ED moves on Mahadev betting case; 92 crore in properties, funds frozen
Raipur: The Raipur zonal office of the Directorate of Enforcement (ED) provisionally attached movable and immovable properties worth about Rs 91.82 crore in its money-laundering investigation into the ‘illegal betting operations' of Mahadev Online Book (MOB) and Skyexchange.com, the agency said in a statement on Friday.
The action, taken under the Prevention of Money Laundering Act (PMLA), covers bank balances and high-value real estate that investigators say represent ‘proceeds of crime' routed through shell entities, hawala networks and foreign portfolio investments (FPIs) before being brought back into India.
In its latest attachment, ED froze bank balances of Rs 74.28 crore held in the names of M/s Perfect Plan Investment LLC and M/s Exim General Trading – GZCO, entities linked to alleged Mahadev app promoter Saurabh Chandrakar and his associates Anil Kumar Agarwal and Vikas Chhaparia. These companies, the ED alleged, were used to conceal and project illicit betting income as clean, overseas investments.
Separately, properties worth Rs 17.5 crore have been attached in the name of Dubai-based hawala operator Gagan Gupta, described as a close associate of Hari Shankar Tibrewal, the alleged owner of Skyexchange.com.
According to ED's findings, illegal betting apps such as Mahadev Online Book and Skyexchange.com generated ‘huge' amounts of proceeds of crime by hosting large-scale online betting and gambling through a network of websites and mobile applications.
The Mahadev Online Book application was allegedly designed as a back-end platform to onboard customers for multiple betting sites and manage their financial operations. In practice, investigators said, the games were ‘rigged' in a way that customers ultimately lost money, with thousands of crores of rupees collected and distributed on a pre-decided profit-sharing basis.

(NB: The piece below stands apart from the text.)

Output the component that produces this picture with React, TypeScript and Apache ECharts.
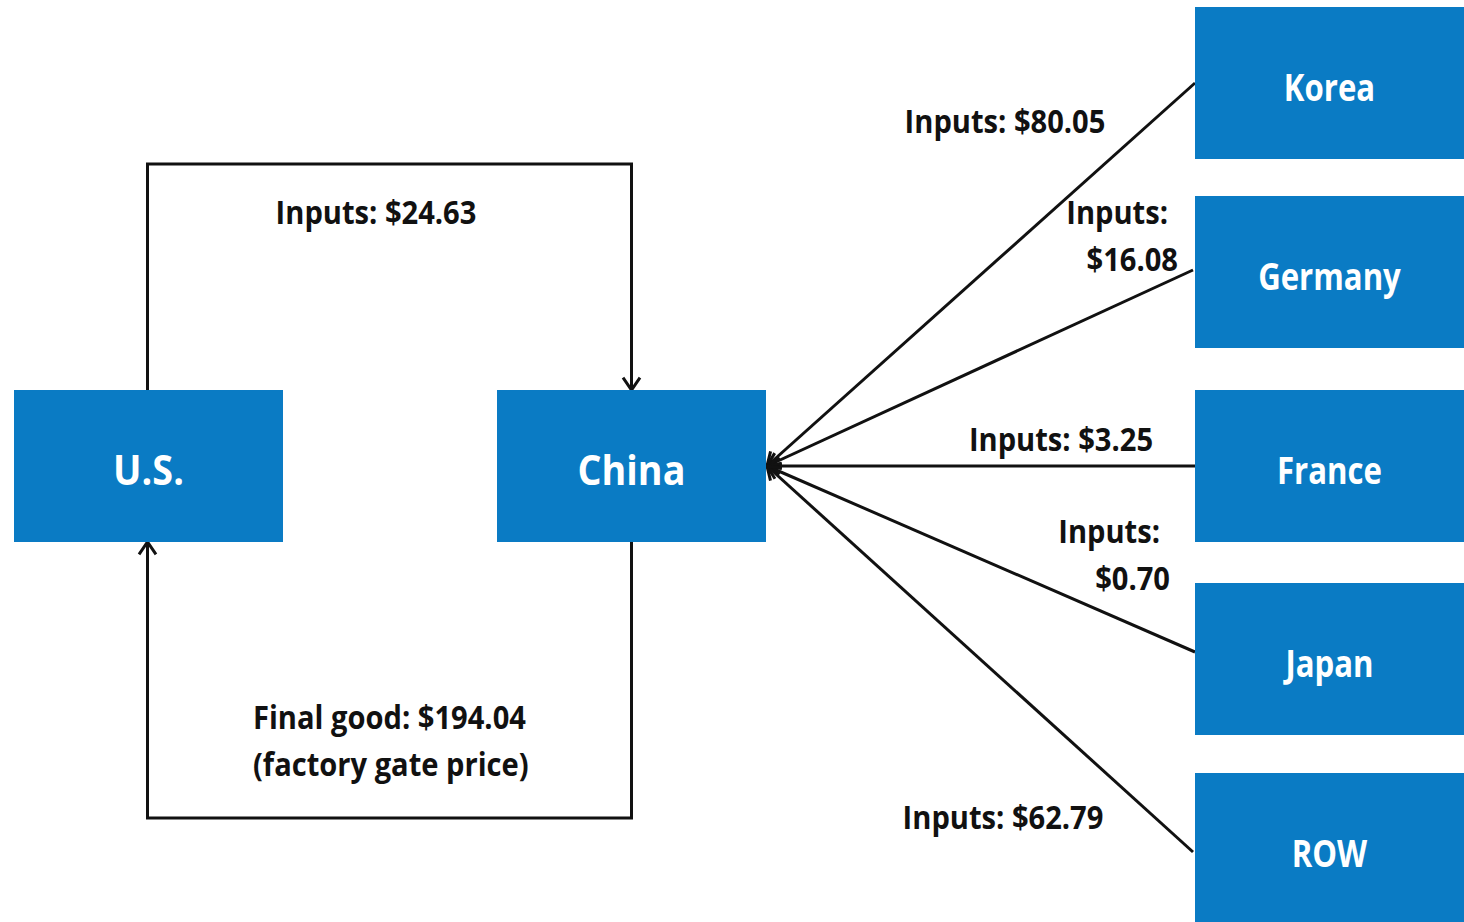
import React, { useEffect, useRef } from "react";
import * as echarts from "echarts";

// ---- data ----
const countries = ["Korea", "Germany", "France", "Japan", "ROW"];
const inputValues = [80.05, 16.08, 3.25, 0.7, 62.79];
const labelSplit = [false, true, false, true, false];
const usInputValue = 24.63;
const finalGoodValue = 194.04;
const hubNames = ["U.S.", "China"];

// ---- layout ----
const BLUE = "#0a7bc4";
const FONT = "'Open Sans', 'DejaVu Sans', sans-serif";
const BOX_W = 269;
const BOX_H = 152;
const hubX = [14, 497];
const hubY = 390;
const countryX = 1195;
const countryY = [7, 196, 390, 583, 773];
const sourceY = [83, 270, 466, 652, 852];
// [x line1, y line1, x line2, y line2, align]
const labelPos: [number, number, number, number, string][] = [
  [1005, 120, 0, 0, "center"],
  [1168, 211, 1178, 258, "right"],
  [1061, 438, 0, 0, "center"],
  [1160, 530, 1170, 577, "right"],
  [1003, 816, 0, 0, "center"],
];
const TIP_X = 767;
const TIP_Y = 466;
const LABEL_SCALE = 0.91;

function chevron(tx: number, ty: number, fx: number, fy: number, len = 15, ang = 0.6) {
  const dx = tx - fx;
  const dy = ty - fy;
  const a = Math.atan2(dy, dx);
  const p1 = [tx - len * Math.cos(a - ang), ty - len * Math.sin(a - ang)];
  const p2 = [tx - len * Math.cos(a + ang), ty - len * Math.sin(a + ang)];
  return {
    type: "polyline",
    shape: { points: [p1, [tx, ty], p2] },
    style: { stroke: "#111", lineWidth: 3, fill: "none" },
  };
}

function box(x: number, y: number, name: string, size: number, sx: number) {
  return [
    { type: "rect", shape: { x, y, width: BOX_W, height: BOX_H }, style: { fill: BLUE } },
    {
      type: "text",
      x: x + BOX_W / 2,
      y: y + BOX_H / 2 + 3,
      scaleX: sx,
      style: {
        text: name,
        fill: "#fff",
        font: `bold ${size}px ${FONT}`,
        align: "center",
        verticalAlign: "middle",
      },
    },
  ];
}

function label(x: number, y: number, text: string, align: string) {
  return {
    type: "text",
    x,
    y,
    scaleX: LABEL_SCALE,
    style: {
      text,
      fill: "#111",
      font: `bold 32px ${FONT}`,
      align,
      verticalAlign: "middle",
      lineHeight: 47,
    },
  };
}

export default function App() {
  const ref = useRef<HTMLDivElement>(null);
  useEffect(() => {
    if (!ref.current) return;
    const chart = echarts.init(ref.current, null, { renderer: "svg" });
    const els: any[] = [];
    const line = { stroke: "#111", lineWidth: 3, fill: "none" };
    const usCx = hubX[0] + BOX_W / 2 - 1;
    const chCx = hubX[1] + BOX_W / 2;
    // loops
    els.push({
      type: "polyline",
      shape: { points: [[usCx, hubY], [usCx, 164], [chCx, 164], [chCx, hubY]] },
      style: line,
    });
    els.push(chevron(chCx, hubY, chCx, 164));
    els.push({
      type: "polyline",
      shape: { points: [[chCx, hubY + BOX_H], [chCx, 818], [usCx, 818], [usCx, hubY + BOX_H]] },
      style: line,
    });
    els.push(chevron(usCx, hubY + BOX_H, usCx, 818));
    els.push(label(376, 211, `Inputs: $${usInputValue.toFixed(2)}`, "center"));
    els.push(
      label(253, 740, `Final good: $${finalGoodValue.toFixed(2)}\n(factory gate price)`, "left")
    );
    // fan
    countries.forEach((c, i) => {
      const sx = countryX - (i === 1 || i === 4 ? 2 : 0);
      const sy = sourceY[i];
      els.push({
        type: "line",
        shape: { x1: sx, y1: sy, x2: TIP_X, y2: TIP_Y },
        style: { stroke: "#111", lineWidth: 3 },
      });
      els.push(chevron(TIP_X, TIP_Y, sx, sy));
      const v = `$${inputValues[i].toFixed(2)}`;
      const [x1, y1, x2, y2, al] = labelPos[i];
      if (labelSplit[i]) {
        els.push(label(x1, y1, "Inputs:", al));
        els.push(label(x2, y2, v, al));
      } else {
        els.push(label(x1, y1, `Inputs: ${v}`, al));
      }
    });
    hubNames.forEach((n, i) => els.push(...box(hubX[i], hubY, n, 41, 0.92)));
    countries.forEach((c, i) => els.push(...box(countryX, countryY[i], c, 38, 0.82)));

    chart.setOption({ animation: false, graphic: { elements: els } });
    return () => chart.dispose();
  }, []);
  return (
    <div
      ref={ref}
      style={{ position: "absolute", left: 0, top: 0, width: 1464, height: 922, background: "#fff" }}
    />
  );
}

To move and disguise this money, the syndicate allegedly used a web of benami bank accounts opened with fabricated or stolen KYC documents.
The investigation further revealed that funds collected through these platforms were sent out of India via hawala channels, trade-based money laundering and crypto-assets. The money was then allegedly routed back and invested in the Indian stock market in the guise of Foreign Portfolio Investment (FPI).
The agency said it has unearthed a sophisticated ‘cashback' racket linked to this loop: FPI entities would invest heavily in listed Indian companies and, in return, company promoters were required to secretly pay back 30–40% of the investment amount in cash.
Gagan Gupta has been identified as a beneficiary of at least Rs 98 crore from such ‘cashback' transactions, according to the agency.
Mahadev Online Book was allegedly promoted by Saurabh Chandrakar and Ravi Uppal, both originally from Chhattisgarh and currently believed to be based in the UAE (Dubai). The Union government is pursuing their extradition, officials have said earlier. Investigators describe Mahadev as an ‘umbrella syndicate' that provided end-to-end services — from illegal betting and payment collection to laundering and overseas parking of funds — through layered networks of operators, shell entities and hawala links.